## Task directions
Leave out the pictures and set down exactly the lines from the start of the listing through the one with "26.22, 22.43, 22.35];", both included.

## Data segment
####

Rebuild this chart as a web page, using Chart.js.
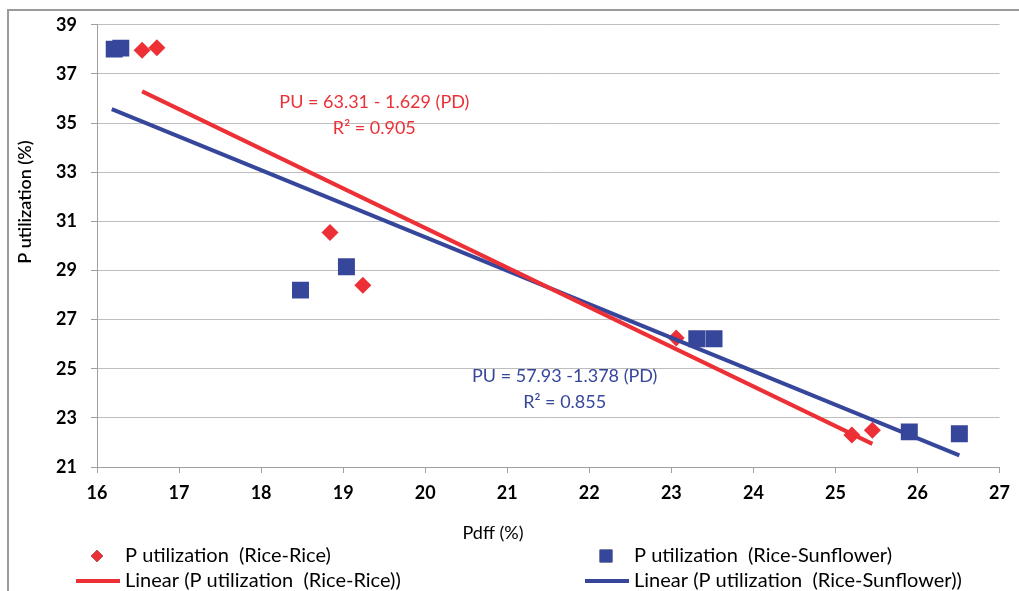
<!DOCTYPE html>
<html>
<head>
<meta charset="utf-8">
<script src="https://cdn.jsdelivr.net/npm/chart.js@4/dist/chart.umd.min.js"></script>
<style>
  html, body { margin: 0; padding: 0; background: #fff; }
  #wrap { width: 1019px; height: 591px; position: relative; }
</style>
</head>
<body>
<div id="wrap"><canvas id="chart"></canvas></div>
<script>
// P utilization vs Pdff
const riceRiceX = [16.55, 16.73, 18.84, 19.24, 23.06, 25.2, 25.45];
const riceRiceY = [37.96, 38.07, 30.55, 28.4, 26.25, 22.3, 22.5];
const riceSunX = [16.21, 16.29, 18.48, 19.04, 23.31, 23.52, 25.9, 26.51];
const riceSunY = [38.01, 38.05, 28.2, 29.15, 26.22, 26.22, 22.43, 22.35];

// trendline end points
const riceRiceFitX = [16.55, 25.45];
const riceRiceFitY = [36.29, 21.94];
const riceSunFitX = [16.18, 26.51];
const riceSunFitY = [35.57, 21.47];

const xTicks = [16, 17, 18, 19, 20, 21, 22, 23, 24, 25, 26, 27];
const yTicks = [21, 23, 25, 27, 29, 31, 33, 35, 37, 39];

const xTitle = 'Pdff (%)';
const yTitle = 'P utilization (%)';

const RED = '#ec3036';
const BLUE = '#36469b';
const FONT = 'Lato, "Open Sans", sans-serif';

function toPoints(xs, ys) {
    return xs.map((x, i) => ({ x: x, y: ys[i] }));
}

// equations, anchored in data units
const fitLabels = [
    { color: RED, x: 19.38, y: 35.85, lines: ['PU = 63.31 - 1.629 (PD)', 'R\u00b2 = 0.905'] },
    { color: BLUE, x: 21.7, y: 24.7, lines: ['PU = 57.93 -1.378 (PD)', 'R\u00b2 = 0.855'] }
];

const extras = {
    id: 'extras',
    beforeDraw(chart) {
        const ctx = chart.ctx;
        ctx.save();
        ctx.fillStyle = '#fff';
        ctx.fillRect(0, 0, chart.width, chart.height);
        // outer frame (top + left visible)
        ctx.strokeStyle = '#9a9a9a';
        ctx.lineWidth = 2;
        ctx.beginPath();
        ctx.moveTo(8, chart.height);
        ctx.lineTo(8, 10);
        ctx.lineTo(chart.width, 10);
        ctx.stroke();
        ctx.restore();
    },
    afterDatasetsDraw(chart) {
        const ctx = chart.ctx;
        const xs = chart.scales.x, ys = chart.scales.y;
        ctx.save();
        ctx.font = '18px ' + FONT;
        ctx.textAlign = 'center';
        ctx.textBaseline = 'middle';
        fitLabels.forEach(lbl => {
            ctx.fillStyle = lbl.color;
            const px = xs.getPixelForValue(lbl.x);
            const py = ys.getPixelForValue(lbl.y);
            lbl.lines.forEach((t, i) => ctx.fillText(t, px, py + i * 26));
        });
        ctx.restore();
    },
    afterDraw(chart) {
        const ctx = chart.ctx;
        ctx.save();
        // axis titles (Excel places them off the plot centre)
        ctx.fillStyle = '#000';
        ctx.textAlign = 'center';
        ctx.textBaseline = 'middle';
        ctx.font = '18px ' + FONT;
        ctx.fillText(xTitle, 493, 533);
        ctx.save();
        ctx.translate(25, 202);
        ctx.rotate(-Math.PI / 2);
        ctx.font = '600 18px ' + FONT;
        ctx.fillText(yTitle, 0, 0);
        ctx.restore();

        // two-column legend
        const ds = chart.data.datasets;
        const cols = [97, 606];
        const rows = [556, 581];
        ctx.font = '20px ' + FONT;
        ctx.textAlign = 'left';
        ds.forEach((d, i) => {
            const cx = cols[i % 2];
            const cy = rows[Math.floor(i / 2)];
            if (d.showLine) {
                ctx.strokeStyle = d.borderColor;
                ctx.lineWidth = 4;
                ctx.beginPath();
                ctx.moveTo(cx - 21, cy);
                ctx.lineTo(cx + 23, cy);
                ctx.stroke();
            } else {
                Chart.helpers.drawPoint(ctx, {
                    pointStyle: d.pointStyle,
                    radius: d.pointStyle === 'rect' ? 9 : 6,
                    borderWidth: 0
                }, cx, cy);
                ctx.fillStyle = d.backgroundColor;
                ctx.fill();
            }
            ctx.fillStyle = '#000';
            ctx.fillText(d.label, cx + 28, cy);
        });
        ctx.restore();
    }
};

const ctx = document.getElementById('chart').getContext('2d');
new Chart(ctx, {
    type: 'scatter',
    data: {
        datasets: [
            {
                label: 'P utilization  (Rice-Rice)',
                data: toPoints(riceRiceX, riceRiceY),
                pointStyle: 'rectRot',
                pointRadius: 8.5,
                backgroundColor: RED,
                borderColor: RED,
                borderWidth: 0,
                order: 2
            },
            {
                label: 'P utilization  (Rice-Sunflower)',
                data: toPoints(riceSunX, riceSunY),
                pointStyle: 'rect',
                pointRadius: 12,
                backgroundColor: BLUE,
                borderColor: BLUE,
                borderWidth: 0,
                order: 3
            },
            {
                label: 'Linear (P utilization  (Rice-Rice))',
                data: toPoints(riceRiceFitX, riceRiceFitY),
                showLine: true,
                pointRadius: 0,
                borderColor: RED,
                borderWidth: 4,
                order: 0
            },
            {
                label: 'Linear (P utilization  (Rice-Sunflower))',
                data: toPoints(riceSunFitX, riceSunFitY),
                showLine: true,
                pointRadius: 0,
                borderColor: BLUE,
                borderWidth: 4,
                order: 1
            }
        ]
    },
    options: {
        responsive: true,
        maintainAspectRatio: false,
        animation: false,
        layout: { padding: { left: 0, top: 21, right: 16, bottom: 0 } },
        plugins: {
            legend: { display: false },
            tooltip: { enabled: false }
        },
        scales: {
            x: {
                type: 'linear',
                min: 16,
                max: 27,
                afterBuildTicks: s => { s.ticks = xTicks.map(v => ({ value: v })); },
                afterFit: s => { s.height = 124; },
                grid: {
                    drawOnChartArea: false,
                    drawTicks: true,
                    tickLength: 6,
                    color: '#a0a0a0'
                },
                border: { color: '#a0a0a0', width: 1 },
                ticks: {
                    padding: 9,
                    color: '#000',
                    font: { family: FONT, size: 18, weight: 'bold' }
                }
            },
            y: {
                type: 'linear',
                min: 21,
                max: 39,
                afterBuildTicks: s => { s.ticks = yTicks.map(v => ({ value: v })); },
                afterFit: s => { s.width = 97; },
                grid: {
                    color: '#bdbdbd',
                    tickLength: 6,
                    tickColor: '#a0a0a0'
                },
                border: { color: '#a0a0a0', width: 1 },
                ticks: {
                    padding: 14,
                    color: '#000',
                    font: { family: FONT, size: 18, weight: 'bold' }
                }
            }
        }
    },
    plugins: [extras]
});
</script>
</body>
</html>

####

## Written answer
Rebuild this chart as a web page, using Chart.js.
<!DOCTYPE html>
<html>
<head>
<meta charset="utf-8">
<script src="https://cdn.jsdelivr.net/npm/chart.js@4/dist/chart.umd.min.js"></script>
<style>
  html, body { margin: 0; padding: 0; background: #fff; }
  #wrap { width: 1019px; height: 591px; position: relative; }
</style>
</head>
<body>
<div id="wrap"><canvas id="chart"></canvas></div>
<script>
// P utilization vs Pdff
const riceRiceX = [16.55, 16.73, 18.84, 19.24, 23.06, 25.2, 25.45];
const riceRiceY = [37.96, 38.07, 30.55, 28.4, 26.25, 22.3, 22.5];
const riceSunX = [16.21, 16.29, 18.48, 19.04, 23.31, 23.52, 25.9, 26.51];
const riceSunY = [38.01, 38.05, 28.2, 29.15, 26.22, 26.22, 22.43, 22.35];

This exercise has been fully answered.